Exactly as written, write out the lines below from the first to the one containing "ax.barh(y + h", inclusive. Pictures do not belong in the copy.
** start of RECORDS FOR THE TASK **
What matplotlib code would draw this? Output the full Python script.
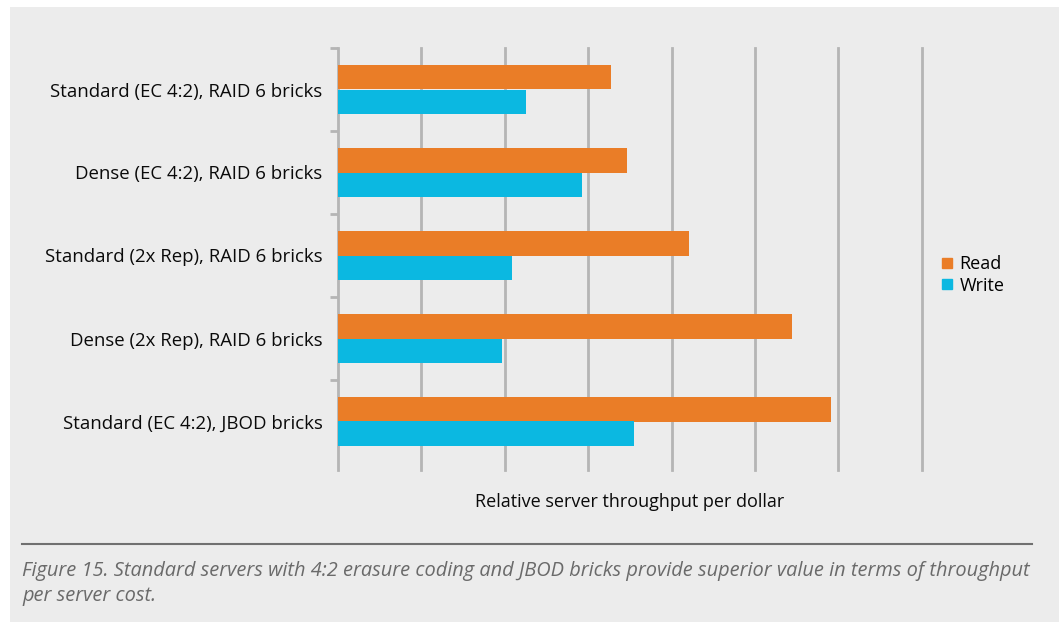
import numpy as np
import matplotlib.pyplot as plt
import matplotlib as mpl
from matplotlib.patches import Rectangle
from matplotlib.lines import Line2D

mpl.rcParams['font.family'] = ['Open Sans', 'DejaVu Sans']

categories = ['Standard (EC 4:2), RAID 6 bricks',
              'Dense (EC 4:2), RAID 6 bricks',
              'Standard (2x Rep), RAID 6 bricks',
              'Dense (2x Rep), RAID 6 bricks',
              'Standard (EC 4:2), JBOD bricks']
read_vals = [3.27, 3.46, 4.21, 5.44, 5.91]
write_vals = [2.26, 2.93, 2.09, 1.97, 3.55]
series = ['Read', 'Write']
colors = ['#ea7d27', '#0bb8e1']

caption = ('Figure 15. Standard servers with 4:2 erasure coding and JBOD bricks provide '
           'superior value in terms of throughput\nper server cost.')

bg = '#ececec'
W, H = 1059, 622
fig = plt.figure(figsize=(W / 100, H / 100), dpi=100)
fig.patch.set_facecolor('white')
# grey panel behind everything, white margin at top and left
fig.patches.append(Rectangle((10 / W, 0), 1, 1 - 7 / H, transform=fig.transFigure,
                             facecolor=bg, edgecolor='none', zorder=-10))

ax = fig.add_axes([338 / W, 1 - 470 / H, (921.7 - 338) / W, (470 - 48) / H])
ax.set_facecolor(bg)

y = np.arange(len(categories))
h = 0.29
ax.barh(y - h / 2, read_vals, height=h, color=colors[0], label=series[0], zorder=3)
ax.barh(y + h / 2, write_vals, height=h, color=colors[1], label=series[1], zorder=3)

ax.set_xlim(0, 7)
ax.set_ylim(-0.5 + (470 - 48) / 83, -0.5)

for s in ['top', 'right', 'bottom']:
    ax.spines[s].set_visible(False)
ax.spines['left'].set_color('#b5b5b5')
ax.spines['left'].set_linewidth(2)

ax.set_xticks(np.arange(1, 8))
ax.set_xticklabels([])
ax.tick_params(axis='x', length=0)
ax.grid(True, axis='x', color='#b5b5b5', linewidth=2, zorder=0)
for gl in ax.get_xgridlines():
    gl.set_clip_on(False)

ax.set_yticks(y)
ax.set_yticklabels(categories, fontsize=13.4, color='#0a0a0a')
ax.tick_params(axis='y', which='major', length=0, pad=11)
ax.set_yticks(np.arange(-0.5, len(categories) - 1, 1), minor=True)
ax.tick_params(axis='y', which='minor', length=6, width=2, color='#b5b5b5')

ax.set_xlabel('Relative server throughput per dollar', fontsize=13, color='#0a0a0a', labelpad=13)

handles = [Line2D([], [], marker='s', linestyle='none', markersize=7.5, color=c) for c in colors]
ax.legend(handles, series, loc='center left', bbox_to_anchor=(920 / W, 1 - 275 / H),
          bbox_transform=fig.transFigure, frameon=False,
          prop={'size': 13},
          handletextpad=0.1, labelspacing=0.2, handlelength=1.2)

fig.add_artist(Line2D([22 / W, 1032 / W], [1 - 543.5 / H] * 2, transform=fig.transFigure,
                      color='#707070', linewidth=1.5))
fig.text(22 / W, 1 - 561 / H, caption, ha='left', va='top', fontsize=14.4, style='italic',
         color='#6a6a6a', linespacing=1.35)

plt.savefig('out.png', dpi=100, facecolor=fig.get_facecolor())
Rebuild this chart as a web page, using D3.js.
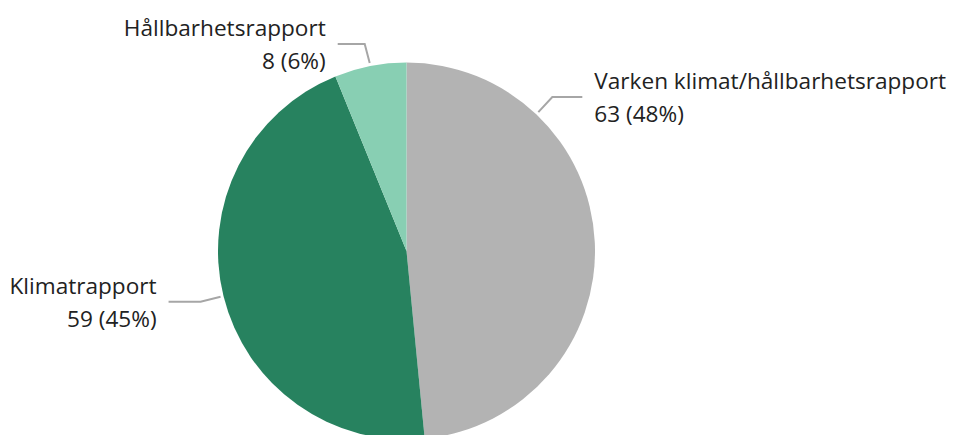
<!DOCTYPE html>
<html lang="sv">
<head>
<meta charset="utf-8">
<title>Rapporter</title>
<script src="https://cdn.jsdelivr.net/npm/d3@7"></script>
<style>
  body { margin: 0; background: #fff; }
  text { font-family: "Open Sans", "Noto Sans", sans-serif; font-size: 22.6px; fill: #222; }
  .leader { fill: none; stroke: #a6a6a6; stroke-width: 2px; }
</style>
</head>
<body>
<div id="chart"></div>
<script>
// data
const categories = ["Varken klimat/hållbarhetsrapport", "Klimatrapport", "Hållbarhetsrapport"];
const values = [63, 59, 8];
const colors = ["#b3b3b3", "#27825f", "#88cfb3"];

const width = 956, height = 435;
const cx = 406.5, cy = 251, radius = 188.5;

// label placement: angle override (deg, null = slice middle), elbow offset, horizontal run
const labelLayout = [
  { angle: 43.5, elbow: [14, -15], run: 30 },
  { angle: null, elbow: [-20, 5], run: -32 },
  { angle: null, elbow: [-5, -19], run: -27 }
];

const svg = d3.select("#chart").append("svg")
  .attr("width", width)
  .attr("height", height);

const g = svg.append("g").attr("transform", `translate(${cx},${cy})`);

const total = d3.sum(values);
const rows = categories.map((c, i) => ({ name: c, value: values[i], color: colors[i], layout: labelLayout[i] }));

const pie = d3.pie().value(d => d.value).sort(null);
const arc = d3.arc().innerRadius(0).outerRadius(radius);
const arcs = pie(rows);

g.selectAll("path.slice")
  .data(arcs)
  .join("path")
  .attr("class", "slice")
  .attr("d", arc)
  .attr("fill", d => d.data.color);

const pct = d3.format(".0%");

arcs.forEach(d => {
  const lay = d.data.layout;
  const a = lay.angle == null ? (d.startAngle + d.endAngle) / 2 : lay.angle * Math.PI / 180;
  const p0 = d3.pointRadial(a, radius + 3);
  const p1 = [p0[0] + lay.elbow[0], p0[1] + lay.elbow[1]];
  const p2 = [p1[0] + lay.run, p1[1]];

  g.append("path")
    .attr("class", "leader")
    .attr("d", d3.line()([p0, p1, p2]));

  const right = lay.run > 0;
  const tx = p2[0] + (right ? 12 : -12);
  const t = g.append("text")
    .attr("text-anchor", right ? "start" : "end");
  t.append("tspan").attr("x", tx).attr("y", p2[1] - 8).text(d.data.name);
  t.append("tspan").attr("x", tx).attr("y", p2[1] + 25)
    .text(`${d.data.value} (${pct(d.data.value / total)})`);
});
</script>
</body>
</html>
** end of RECORDS FOR THE TASK **
=== RESULT FOR THIS TASK ===
What matplotlib code would draw this? Output the full Python script.
import numpy as np
import matplotlib.pyplot as plt
import matplotlib as mpl
from matplotlib.patches import Rectangle
from matplotlib.lines import Line2D

mpl.rcParams['font.family'] = ['Open Sans', 'DejaVu Sans']

categories = ['Standard (EC 4:2), RAID 6 bricks',
              'Dense (EC 4:2), RAID 6 bricks',
              'Standard (2x Rep), RAID 6 bricks',
              'Dense (2x Rep), RAID 6 bricks',
              'Standard (EC 4:2), JBOD bricks']
read_vals = [3.27, 3.46, 4.21, 5.44, 5.91]
write_vals = [2.26, 2.93, 2.09, 1.97, 3.55]
series = ['Read', 'Write']
colors = ['#ea7d27', '#0bb8e1']

caption = ('Figure 15. Standard servers with 4:2 erasure coding and JBOD bricks provide '
           'superior value in terms of throughput\nper server cost.')

bg = '#ececec'
W, H = 1059, 622
fig = plt.figure(figsize=(W / 100, H / 100), dpi=100)
fig.patch.set_facecolor('white')
# grey panel behind everything, white margin at top and left
fig.patches.append(Rectangle((10 / W, 0), 1, 1 - 7 / H, transform=fig.transFigure,
                             facecolor=bg, edgecolor='none', zorder=-10))

ax = fig.add_axes([338 / W, 1 - 470 / H, (921.7 - 338) / W, (470 - 48) / H])
ax.set_facecolor(bg)

y = np.arange(len(categories))
h = 0.29
ax.barh(y - h / 2, read_vals, height=h, color=colors[0], label=series[0], zorder=3)
ax.barh(y + h / 2, write_vals, height=h, color=colors[1], label=series[1], zorder=3)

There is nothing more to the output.